La vengeance de Jean-Marie

Le Pen intraitable
(Photo AFP)

Le ministère de l’Intérieur a accepté de rembourser à Jean-Marie Le Pen le solde de la dette contractée auprès de lui par le Rassemblement national.

IL Y A la politique et il y a les gros sous. Exclu du Front national en 2015, Jean-Marie Le Pen avait quand même avancé six millions d’euros au FN pour la campagne présidentielle de 2017. L’année dernière, il avait obtenu du Rassemblent national, et de haute lutte, la somme de 1,8 millions.
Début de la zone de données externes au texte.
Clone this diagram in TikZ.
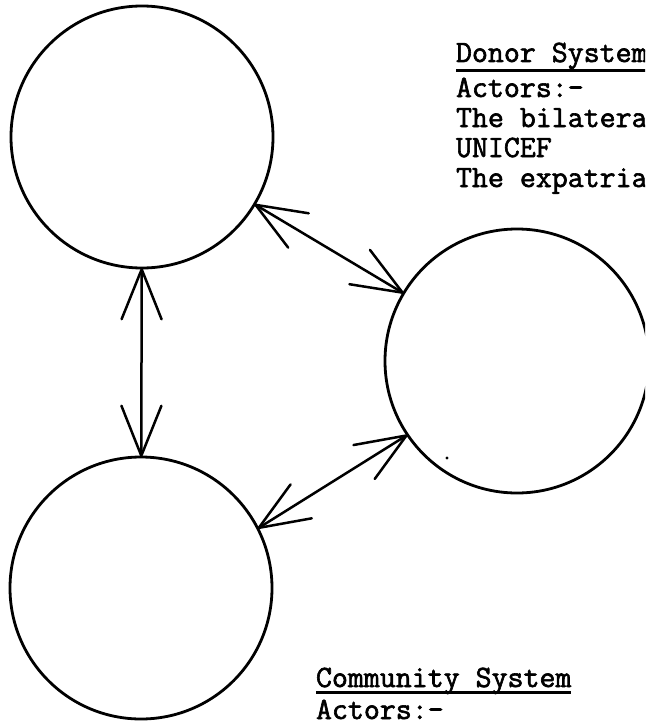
\documentclass[tikz,border=0pt]{standalone}
\usepackage{fontspec}
\newfontfamily\typew[FakeBold=2]{Latin Modern Mono}
\usetikzlibrary{arrows.meta}
\begin{document}
\begin{tikzpicture}[x=1pt,y=-1pt,
  sysnode/.style={circle,draw,line width=2.8pt,inner sep=0pt,outer sep=0pt},
  link/.style={line width=2.5pt,
    {Straight Barb[length=50pt,width=40pt,round]}-{Straight Barb[length=50pt,width=40pt,round]}},
  txt/.style={anchor=base west,inner sep=0pt,outer sep=0pt,
    font=\fontsize{31}{35}\selectfont\typew},
  uline/.style={line width=3pt}
]
\useasboundingbox (0,0) rectangle (645,725);
\clip (0,0) rectangle (645,725);
\node[sysnode,minimum size=262pt] (ca) at (142,137) {};
\node[sysnode,minimum size=264pt] (cb) at (517,361) {};
\node[sysnode,minimum size=262pt] (cc) at (141,588) {};
\fill (447,458) circle (1.6pt);

\draw[link] (ca) -- (cb);
\draw[link] (ca) -- (cc);
\draw[link] (cb.214) -- (cc.27);

\node[txt] (dh) at (456,62) {Donor System};
\draw[uline] ([yshift=-8pt]dh.base west) -- ([yshift=-8pt]dh.base east);
\node[txt] (d1) at (456,97) {Actors:-};
\node[txt] (d2) at (456,127) {The bilatera};
\node[txt] (d3) at (456,157) {UNICEF};
\node[txt] (d4) at (456,187) {The expatria};

\node[txt] (ch) at (316,687) {Community System};
\draw[uline] ([yshift=-5pt]ch.base west) -- ([yshift=-5pt]ch.base east);
\node[txt] (c1) at (316,719) {Actors:-};
\end{tikzpicture}
\end{document}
Elle lui a paru insuffisante et il est alors parvenu à conclure avec sa fille un « accord de créance » pour le solde. Puis il a demandé au ministre de l’Intérieur que, des 5,5 millions d’euros que l’État doit au RN au titre des fonds accordés aux partis politiques en 2020, soient déduits les 4,2 millions restants. Or la justice, qui poursuit le parti d’extrême droite pour une affaire d’emplois fictifs, avait bloqué 2 millions d’euros l’an dernier pour financer d’éventuels dommages et intérêts, situation que Marine Le Pen avait décrite comme un  » assassinat politique ». Pour le RN, c’est une très mauvaise affaire parce qu’elle le prive de fonds indispensables pour conduire les campagnes des municipales, des régionales puis des législatives et présidentielle de 2022.

Un roman balzacien.

L’affaire se déroule dans une sorte de saga balzacienne où père et fille ne se font pas de quartier. Jean-Marie n’hésite jamais à critiquer la politique menée par sa fille, semblant lui préférer Marion Maréchal qui, pourtant, a abandonné le nom de Le Pen qui figurait dans son patronyme. Comment Marine, que pas mal de gens voient déjà en tête à la présidentielle de 2022, va poursuivre son ascension irrésistible, est une question qu’aucun d’entre eux ne se pose. Elle est pourtant très sérieuse. La dette contractée avec le père n’est pas la seule du RN, qui attend toujours de savoir ce qu’il devra payer à la justice pour les emplois fictifs européens. Sauf à se tourner vers des banques russes, ce qu’il a déjà fait avec un succès mitigè, car une dette, tôt ou tard, doit être remboursée avec des intérêts, on ne voit pas qui volera à son secours. Le seul fait qu’elle ait recouru à la  générosité limitée de son père, dont la présence est pour elle un fardeau, alors que lui-même, en pleine forme, continue à sévir dans les médias, suffit à montrer que, sur le plan financier, le Rassemblement est aux abois.

Politique de Gribouille.

Les électeurs du RN verront dans l’histoire une grande injustice dès lors qu’elle prouve que l’argent est le nerf de la politique, ce qui, effectivement n’est pas digne d’une démocratie. L’État fait ce qu’il peut pour contenter Jean-Marie Le Pen qui n’a peut-être pas besoin de cet argent. On se demande comment il en a tant amassé pendant les décennies où il dépensait bien plus qu’il ne le gagnait. Mais à propos de démocratie, il faut principalement retenir le fait qu’il existe pour les partis politiques, sans distinction de tendance, une aide financière de l’État qui représente une disposition nationale propre à réduire les disparités entre les moyens des uns et des autres. Il faut donc se réjouir de cette aide et se demander plutôt comment la gestion des fonds des partis les conduit parfois (souvent) à violer la loi. Certes, la « générosité » du gouvernement à l’endroit de M. Le Pen est factice : il est satisfait de porter un coup RN, son principal rival. Mme Le Pen n’est victime que des dépenses et des emprunts nourrissant ses ambitions, qui sont grandes mais ne sont pas financièrement à sa portée. Bien entendu, les manipulations auxquelles se livre le RN ne l’ont jamais discrédité. Il trouve des suffrages à la pelle, et il se présente comme le premier parti de France. Dans les critiques adressés à Emmanuel Macron et à la République en marche, dans l’espoir de les éliminer et de les voir disparaître à jamais, il y a une attitude capable d’accorder le pouvoir à l’extrême droite dans deux ans. C’est la politique de Gribouille : pour échapper à Macron, nombre de nos compatriotes se fichent comme d’une guigne du possible triomphe de Marine Le Pen en 2022.